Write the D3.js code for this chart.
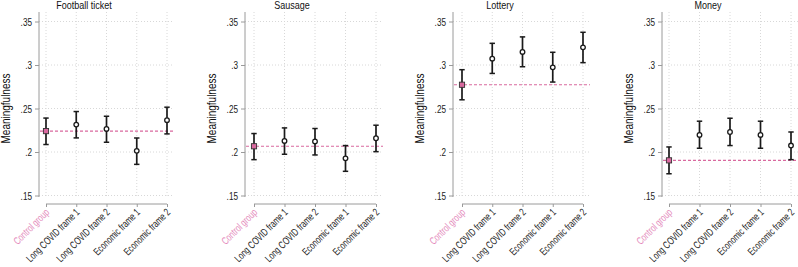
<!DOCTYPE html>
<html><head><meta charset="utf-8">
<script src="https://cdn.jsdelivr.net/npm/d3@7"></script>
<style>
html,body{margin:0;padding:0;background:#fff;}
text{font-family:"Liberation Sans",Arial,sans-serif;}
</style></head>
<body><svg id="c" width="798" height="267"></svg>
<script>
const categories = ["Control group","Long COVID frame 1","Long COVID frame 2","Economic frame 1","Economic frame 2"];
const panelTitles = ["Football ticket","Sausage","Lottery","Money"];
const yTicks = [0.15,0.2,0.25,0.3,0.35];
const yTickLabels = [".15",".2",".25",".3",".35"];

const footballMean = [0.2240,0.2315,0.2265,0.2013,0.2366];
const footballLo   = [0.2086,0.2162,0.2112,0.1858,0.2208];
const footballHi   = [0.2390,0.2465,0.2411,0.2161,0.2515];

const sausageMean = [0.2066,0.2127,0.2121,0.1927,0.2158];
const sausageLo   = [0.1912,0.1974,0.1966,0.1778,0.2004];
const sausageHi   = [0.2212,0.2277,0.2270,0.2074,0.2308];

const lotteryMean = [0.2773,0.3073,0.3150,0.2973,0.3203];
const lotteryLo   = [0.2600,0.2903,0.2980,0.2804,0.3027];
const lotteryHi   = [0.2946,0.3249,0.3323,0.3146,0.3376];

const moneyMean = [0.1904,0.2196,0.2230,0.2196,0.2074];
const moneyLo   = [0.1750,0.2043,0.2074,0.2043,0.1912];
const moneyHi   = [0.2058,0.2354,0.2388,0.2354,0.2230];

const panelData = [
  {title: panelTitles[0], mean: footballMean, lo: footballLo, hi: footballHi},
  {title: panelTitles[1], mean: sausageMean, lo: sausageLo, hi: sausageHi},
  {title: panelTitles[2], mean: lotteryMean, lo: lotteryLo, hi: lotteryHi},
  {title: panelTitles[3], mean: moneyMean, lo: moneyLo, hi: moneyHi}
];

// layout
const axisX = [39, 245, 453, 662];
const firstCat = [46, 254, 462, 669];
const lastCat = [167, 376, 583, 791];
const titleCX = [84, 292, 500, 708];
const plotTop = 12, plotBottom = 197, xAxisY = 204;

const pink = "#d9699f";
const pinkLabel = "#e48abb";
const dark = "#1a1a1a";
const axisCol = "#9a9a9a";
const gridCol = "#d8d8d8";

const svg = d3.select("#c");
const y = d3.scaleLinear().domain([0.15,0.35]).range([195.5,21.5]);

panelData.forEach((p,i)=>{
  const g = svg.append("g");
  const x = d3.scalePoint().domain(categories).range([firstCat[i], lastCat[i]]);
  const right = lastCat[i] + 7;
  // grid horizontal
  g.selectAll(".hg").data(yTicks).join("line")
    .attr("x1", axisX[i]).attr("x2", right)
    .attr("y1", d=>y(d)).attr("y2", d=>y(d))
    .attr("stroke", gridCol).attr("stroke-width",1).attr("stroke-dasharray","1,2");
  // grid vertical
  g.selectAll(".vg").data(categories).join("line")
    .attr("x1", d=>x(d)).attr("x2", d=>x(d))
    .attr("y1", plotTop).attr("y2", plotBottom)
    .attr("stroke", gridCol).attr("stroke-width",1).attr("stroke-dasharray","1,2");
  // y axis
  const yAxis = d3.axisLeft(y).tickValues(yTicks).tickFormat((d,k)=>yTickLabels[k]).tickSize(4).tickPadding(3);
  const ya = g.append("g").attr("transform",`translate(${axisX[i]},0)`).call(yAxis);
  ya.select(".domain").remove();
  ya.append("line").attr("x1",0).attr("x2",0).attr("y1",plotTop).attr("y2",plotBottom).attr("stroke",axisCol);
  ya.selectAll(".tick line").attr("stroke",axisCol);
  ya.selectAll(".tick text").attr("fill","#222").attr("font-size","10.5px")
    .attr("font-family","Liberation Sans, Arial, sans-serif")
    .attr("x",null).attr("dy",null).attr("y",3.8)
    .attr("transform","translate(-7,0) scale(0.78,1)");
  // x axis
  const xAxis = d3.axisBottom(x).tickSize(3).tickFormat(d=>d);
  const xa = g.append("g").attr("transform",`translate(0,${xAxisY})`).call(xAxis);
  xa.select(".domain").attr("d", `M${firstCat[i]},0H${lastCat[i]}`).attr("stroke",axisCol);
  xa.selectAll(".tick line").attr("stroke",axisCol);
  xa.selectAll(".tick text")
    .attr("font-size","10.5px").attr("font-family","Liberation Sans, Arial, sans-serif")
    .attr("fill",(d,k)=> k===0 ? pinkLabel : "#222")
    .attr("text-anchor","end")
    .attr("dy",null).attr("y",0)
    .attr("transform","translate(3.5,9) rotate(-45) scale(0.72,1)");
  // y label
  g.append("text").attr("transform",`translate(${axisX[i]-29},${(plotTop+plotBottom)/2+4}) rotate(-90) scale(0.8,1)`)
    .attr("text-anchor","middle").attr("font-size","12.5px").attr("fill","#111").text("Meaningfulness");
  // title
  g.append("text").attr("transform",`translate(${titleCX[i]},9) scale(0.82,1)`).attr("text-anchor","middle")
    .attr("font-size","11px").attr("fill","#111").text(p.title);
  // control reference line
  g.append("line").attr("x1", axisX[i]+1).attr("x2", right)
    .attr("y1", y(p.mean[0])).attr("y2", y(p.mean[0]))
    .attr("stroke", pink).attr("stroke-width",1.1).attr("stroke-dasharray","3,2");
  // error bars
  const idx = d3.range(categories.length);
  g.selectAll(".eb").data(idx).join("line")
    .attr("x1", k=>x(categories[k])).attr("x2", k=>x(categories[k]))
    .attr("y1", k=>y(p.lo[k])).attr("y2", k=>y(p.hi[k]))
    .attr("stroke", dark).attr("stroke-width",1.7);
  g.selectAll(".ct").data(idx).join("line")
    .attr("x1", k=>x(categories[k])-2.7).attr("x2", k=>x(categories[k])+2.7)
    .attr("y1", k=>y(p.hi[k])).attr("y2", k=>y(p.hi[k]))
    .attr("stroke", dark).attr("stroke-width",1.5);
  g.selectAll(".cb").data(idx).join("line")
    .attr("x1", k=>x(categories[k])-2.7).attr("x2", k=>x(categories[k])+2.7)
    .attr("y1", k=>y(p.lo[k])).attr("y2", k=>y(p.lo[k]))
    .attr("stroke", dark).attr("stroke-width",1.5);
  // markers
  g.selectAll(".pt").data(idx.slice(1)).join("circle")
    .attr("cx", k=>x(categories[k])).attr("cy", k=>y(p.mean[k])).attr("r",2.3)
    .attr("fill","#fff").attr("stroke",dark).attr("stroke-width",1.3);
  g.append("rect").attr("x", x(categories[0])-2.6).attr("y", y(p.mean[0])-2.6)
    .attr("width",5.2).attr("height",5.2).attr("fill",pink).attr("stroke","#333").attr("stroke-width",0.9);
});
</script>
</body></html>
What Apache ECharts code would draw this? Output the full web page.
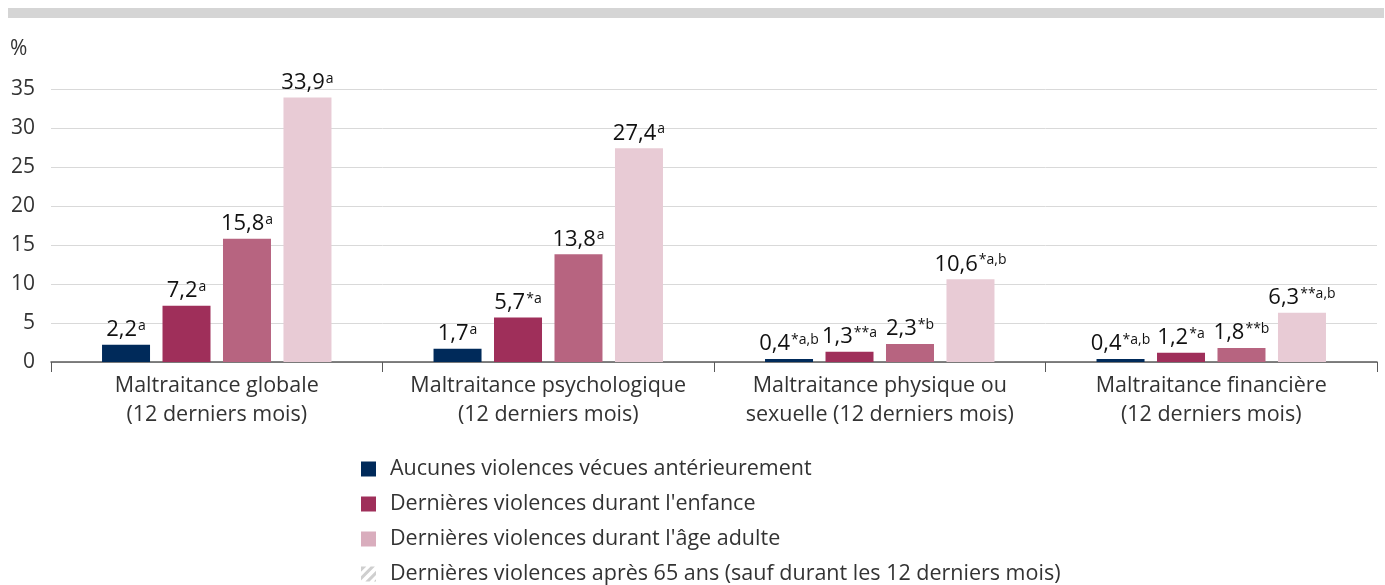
------------------------------------------------------------------------
◆ **WHAT TO DO**:
Leave out the pictures and print every line of the data exactly.

◆ **COMPLETE RESPONSE**:
Write the D3.js code for this chart.
<!DOCTYPE html>
<html><head><meta charset="utf-8">
<script src="https://cdn.jsdelivr.net/npm/d3@7"></script>
<style>
html,body{margin:0;padding:0;background:#fff;}
text{font-family:"Liberation Sans",Arial,sans-serif;}
</style></head>
<body><svg id="c" width="798" height="267"></svg>
<script>
const categories = ["Control group","Long COVID frame 1","Long COVID frame 2","Economic frame 1","Economic frame 2"];
const panelTitles = ["Football ticket","Sausage","Lottery","Money"];
const yTicks = [0.15,0.2,0.25,0.3,0.35];
const yTickLabels = [".15",".2",".25",".3",".35"];

const footballMean = [0.2240,0.2315,0.2265,0.2013,0.2366];
const footballLo   = [0.2086,0.2162,0.2112,0.1858,0.2208];
const footballHi   = [0.2390,0.2465,0.2411,0.2161,0.2515];

const sausageMean = [0.2066,0.2127,0.2121,0.1927,0.2158];
const sausageLo   = [0.1912,0.1974,0.1966,0.1778,0.2004];
const sausageHi   = [0.2212,0.2277,0.2270,0.2074,0.2308];

const lotteryMean = [0.2773,0.3073,0.3150,0.2973,0.3203];
const lotteryLo   = [0.2600,0.2903,0.2980,0.2804,0.3027];
const lotteryHi   = [0.2946,0.3249,0.3323,0.3146,0.3376];

const moneyMean = [0.1904,0.2196,0.2230,0.2196,0.2074];
const moneyLo   = [0.1750,0.2043,0.2074,0.2043,0.1912];
const moneyHi   = [0.2058,0.2354,0.2388,0.2354,0.2230];

const panelData = [
  {title: panelTitles[0], mean: footballMean, lo: footballLo, hi: footballHi},
  {title: panelTitles[1], mean: sausageMean, lo: sausageLo, hi: sausageHi},
  {title: panelTitles[2], mean: lotteryMean, lo: lotteryLo, hi: lotteryHi},
  {title: panelTitles[3], mean: moneyMean, lo: moneyLo, hi: moneyHi}
];

// layout
const axisX = [39, 245, 453, 662];
const firstCat = [46, 254, 462, 669];
const lastCat = [167, 376, 583, 791];
const titleCX = [84, 292, 500, 708];
const plotTop = 12, plotBottom = 197, xAxisY = 204;

const pink = "#d9699f";
const pinkLabel = "#e48abb";
const dark = "#1a1a1a";
const axisCol = "#9a9a9a";
const gridCol = "#d8d8d8";

const svg = d3.select("#c");
const y = d3.scaleLinear().domain([0.15,0.35]).range([195.5,21.5]);

panelData.forEach((p,i)=>{
  const g = svg.append("g");
  const x = d3.scalePoint().domain(categories).range([firstCat[i], lastCat[i]]);
  const right = lastCat[i] + 7;
  // grid horizontal
  g.selectAll(".hg").data(yTicks).join("line")
    .attr("x1", axisX[i]).attr("x2", right)
    .attr("y1", d=>y(d)).attr("y2", d=>y(d))
    .attr("stroke", gridCol).attr("stroke-width",1).attr("stroke-dasharray","1,2");
  // grid vertical
  g.selectAll(".vg").data(categories).join("line")
    .attr("x1", d=>x(d)).attr("x2", d=>x(d))
    .attr("y1", plotTop).attr("y2", plotBottom)
    .attr("stroke", gridCol).attr("stroke-width",1).attr("stroke-dasharray","1,2");
  // y axis
  const yAxis = d3.axisLeft(y).tickValues(yTicks).tickFormat((d,k)=>yTickLabels[k]).tickSize(4).tickPadding(3);
  const ya = g.append("g").attr("transform",`translate(${axisX[i]},0)`).call(yAxis);
  ya.select(".domain").remove();
  ya.append("line").attr("x1",0).attr("x2",0).attr("y1",plotTop).attr("y2",plotBottom).attr("stroke",axisCol);
  ya.selectAll(".tick line").attr("stroke",axisCol);
  ya.selectAll(".tick text").attr("fill","#222").attr("font-size","10.5px")
    .attr("font-family","Liberation Sans, Arial, sans-serif")
    .attr("x",null).attr("dy",null).attr("y",3.8)
    .attr("transform","translate(-7,0) scale(0.78,1)");
  // x axis
  const xAxis = d3.axisBottom(x).tickSize(3).tickFormat(d=>d);
  const xa = g.append("g").attr("transform",`translate(0,${xAxisY})`).call(xAxis);
  xa.select(".domain").attr("d", `M${firstCat[i]},0H${lastCat[i]}`).attr("stroke",axisCol);
  xa.selectAll(".tick line").attr("stroke",axisCol);
  xa.selectAll(".tick text")
    .attr("font-size","10.5px").attr("font-family","Liberation Sans, Arial, sans-serif")
    .attr("fill",(d,k)=> k===0 ? pinkLabel : "#222")
    .attr("text-anchor","end")
    .attr("dy",null).attr("y",0)
    .attr("transform","translate(3.5,9) rotate(-45) scale(0.72,1)");
  // y label
  g.append("text").attr("transform",`translate(${axisX[i]-29},${(plotTop+plotBottom)/2+4}) rotate(-90) scale(0.8,1)`)
    .attr("text-anchor","middle").attr("font-size","12.5px").attr("fill","#111").text("Meaningfulness");
  // title
  g.append("text").attr("transform",`translate(${titleCX[i]},9) scale(0.82,1)`).attr("text-anchor","middle")
    .attr("font-size","11px").attr("fill","#111").text(p.title);
  // control reference line
  g.append("line").attr("x1", axisX[i]+1).attr("x2", right)
    .attr("y1", y(p.mean[0])).attr("y2", y(p.mean[0]))
    .attr("stroke", pink).attr("stroke-width",1.1).attr("stroke-dasharray","3,2");
  // error bars
  const idx = d3.range(categories.length);
  g.selectAll(".eb").data(idx).join("line")
    .attr("x1", k=>x(categories[k])).attr("x2", k=>x(categories[k]))
    .attr("y1", k=>y(p.lo[k])).attr("y2", k=>y(p.hi[k]))
    .attr("stroke", dark).attr("stroke-width",1.7);
  g.selectAll(".ct").data(idx).join("line")
    .attr("x1", k=>x(categories[k])-2.7).attr("x2", k=>x(categories[k])+2.7)
    .attr("y1", k=>y(p.hi[k])).attr("y2", k=>y(p.hi[k]))
    .attr("stroke", dark).attr("stroke-width",1.5);
  g.selectAll(".cb").data(idx).join("line")
    .attr("x1", k=>x(categories[k])-2.7).attr("x2", k=>x(categories[k])+2.7)
    .attr("y1", k=>y(p.lo[k])).attr("y2", k=>y(p.lo[k]))
    .attr("stroke", dark).attr("stroke-width",1.5);
  // markers
  g.selectAll(".pt").data(idx.slice(1)).join("circle")
    .attr("cx", k=>x(categories[k])).attr("cy", k=>y(p.mean[k])).attr("r",2.3)
    .attr("fill","#fff").attr("stroke",dark).attr("stroke-width",1.3);
  g.append("rect").attr("x", x(categories[0])-2.6).attr("y", y(p.mean[0])-2.6)
    .attr("width",5.2).attr("height",5.2).attr("fill",pink).attr("stroke","#333").attr("stroke-width",0.9);
});
</script>
</body></html>
What Apache ECharts code would draw this? Output the full web page.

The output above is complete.